— INFORMATION SHOWN —
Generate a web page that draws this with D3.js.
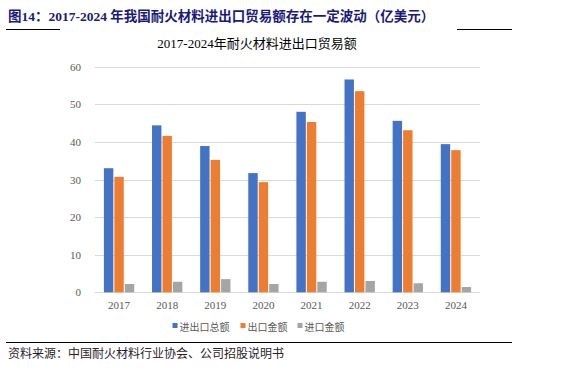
<!DOCTYPE html>
<html>
<head>
<meta charset="utf-8">
<script src="https://cdn.jsdelivr.net/npm/d3@7"></script>
<style>
  body { margin: 0; background: #fff; }
  svg text { font-family: "Liberation Serif", "Noto Sans CJK SC", serif; }
</style>
</head>
<body>
<svg width="564" height="369"></svg>
<script>
// data (亿美元)
var years = ['2017', '2018', '2019', '2020', '2021', '2022', '2023', '2024']
var seriesNames = ['进出口总额', '出口金额', '进口金额']
var totalTrade = [33.0, 44.4, 38.9, 31.7, 48.0, 56.6, 45.6, 39.4]
var exportValue = [30.7, 41.6, 35.2, 29.3, 45.3, 53.5, 43.1, 37.8]
var importValue = [2.2, 2.8, 3.5, 2.2, 2.8, 3.0, 2.4, 1.4]
var yTicks = [0, 10, 20, 30, 40, 50, 60]

var colors = ['#4472C4', '#ED7D31', '#A5A5A5']
var allSeries = [totalTrade, exportValue, importValue]

var svg = d3.select('svg')

// header
svg.append('text')
    .attr('x', 8).attr('y', 21)
    .style('font-size', '13.5px').style('font-weight', 'bold')
    .style('fill', '#1A1A7A')
    .text('图14：2017-2024 年我国耐火材料进出口贸易额存在一定波动（亿美元）')
svg.append('line').attr('x1', 6).attr('x2', 60).attr('y1', 29.5).attr('y2', 29.5)
    .attr('stroke', '#000').attr('stroke-width', 1)
svg.append('line').attr('x1', 457).attr('x2', 512).attr('y1', 29.5).attr('y2', 29.5)
    .attr('stroke', '#000').attr('stroke-width', 1)

// chart title
svg.append('text')
    .attr('x', 257).attr('y', 48)
    .attr('text-anchor', 'middle')
    .style('font-size', '13px').style('fill', '#000')
    .text('2017-2024年耐火材料进出口贸易额')

var margin = {left: 95, right: 480, top: 66.7, bottom: 292.3}

var x = d3.scaleBand()
    .domain(years)
    .range([margin.left, margin.right])
    .paddingInner(0.37)
    .paddingOuter(0.185)

var inner = d3.scaleBand()
    .domain(d3.range(3))
    .range([0, x.bandwidth()])
    .paddingInner(0.1)

var y = d3.scaleLinear()
    .domain([0, 60])
    .range([margin.bottom, margin.top])

// gridlines
svg.append('g').selectAll('line')
    .data(yTicks)
    .enter().append('line')
    .attr('x1', margin.left).attr('x2', margin.right)
    .attr('y1', d => Math.round(y(d)) + 0.5).attr('y2', d => Math.round(y(d)) + 0.5)
    .attr('stroke', '#D9D9D9').attr('stroke-width', 1)

// y labels
svg.append('g').selectAll('text')
    .data(yTicks)
    .enter().append('text')
    .attr('x', 81).attr('y', d => y(d) + 4)
    .attr('text-anchor', 'end')
    .style('font-size', '11px').style('fill', '#595959')
    .text(d => d)

// bars
allSeries.forEach((vals, i) => {
    svg.append('g').selectAll('rect')
        .data(vals)
        .enter().append('rect')
        .attr('x', (d, j) => x(years[j]) + inner(i))
        .attr('width', inner.bandwidth())
        .attr('y', d => y(d))
        .attr('height', d => y(0) - y(d))
        .attr('fill', colors[i])
})

// x labels
svg.append('g').selectAll('text')
    .data(years)
    .enter().append('text')
    .attr('x', d => x(d) + x.bandwidth() / 2)
    .attr('y', 309)
    .attr('text-anchor', 'middle')
    .style('font-size', '11px').style('fill', '#595959')
    .text(d => d)

// legend
var legendX = [172.5, 240.5, 297.5]
seriesNames.forEach((name, i) => {
    svg.append('rect')
        .attr('x', legendX[i]).attr('y', 323)
        .attr('width', 5).attr('height', 5)
        .attr('fill', colors[i])
    svg.append('text')
        .attr('x', legendX[i] + 7).attr('y', 331)
        .style('font-size', '10px').style('fill', '#595959')
        .style('font-family', '"Noto Sans CJK SC", sans-serif')
        .text(name)
})

// footer
svg.append('line').attr('x1', 6).attr('x2', 512).attr('y1', 342.5).attr('y2', 342.5)
    .attr('stroke', '#000').attr('stroke-width', 1)
svg.append('text')
    .attr('x', 8).attr('y', 357.5)
    .style('font-size', '12px').style('fill', '#2B1B2B')
    .style('font-family', '"Noto Sans CJK SC", sans-serif')
    .text('资料来源：中国耐火材料行业协会、公司招股说明书')
</script>
</body>
</html>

— WRITTEN TASK —
Please take the lines from the beginning of the data above through the line holding "var allSeries = [totalTrade, exportValue, importValue]" and transcribe them exactly, without any pictures.

— ANSWER IN FULL —
Generate a web page that draws this with D3.js.
<!DOCTYPE html>
<html>
<head>
<meta charset="utf-8">
<script src="https://cdn.jsdelivr.net/npm/d3@7"></script>
<style>
  body { margin: 0; background: #fff; }
  svg text { font-family: "Liberation Serif", "Noto Sans CJK SC", serif; }
</style>
</head>
<body>
<svg width="564" height="369"></svg>
<script>
// data (亿美元)
var years = ['2017', '2018', '2019', '2020', '2021', '2022', '2023', '2024']
var seriesNames = ['进出口总额', '出口金额', '进口金额']
var totalTrade = [33.0, 44.4, 38.9, 31.7, 48.0, 56.6, 45.6, 39.4]
var exportValue = [30.7, 41.6, 35.2, 29.3, 45.3, 53.5, 43.1, 37.8]
var importValue = [2.2, 2.8, 3.5, 2.2, 2.8, 3.0, 2.4, 1.4]
var yTicks = [0, 10, 20, 30, 40, 50, 60]

var colors = ['#4472C4', '#ED7D31', '#A5A5A5']
var allSeries = [totalTrade, exportValue, importValue]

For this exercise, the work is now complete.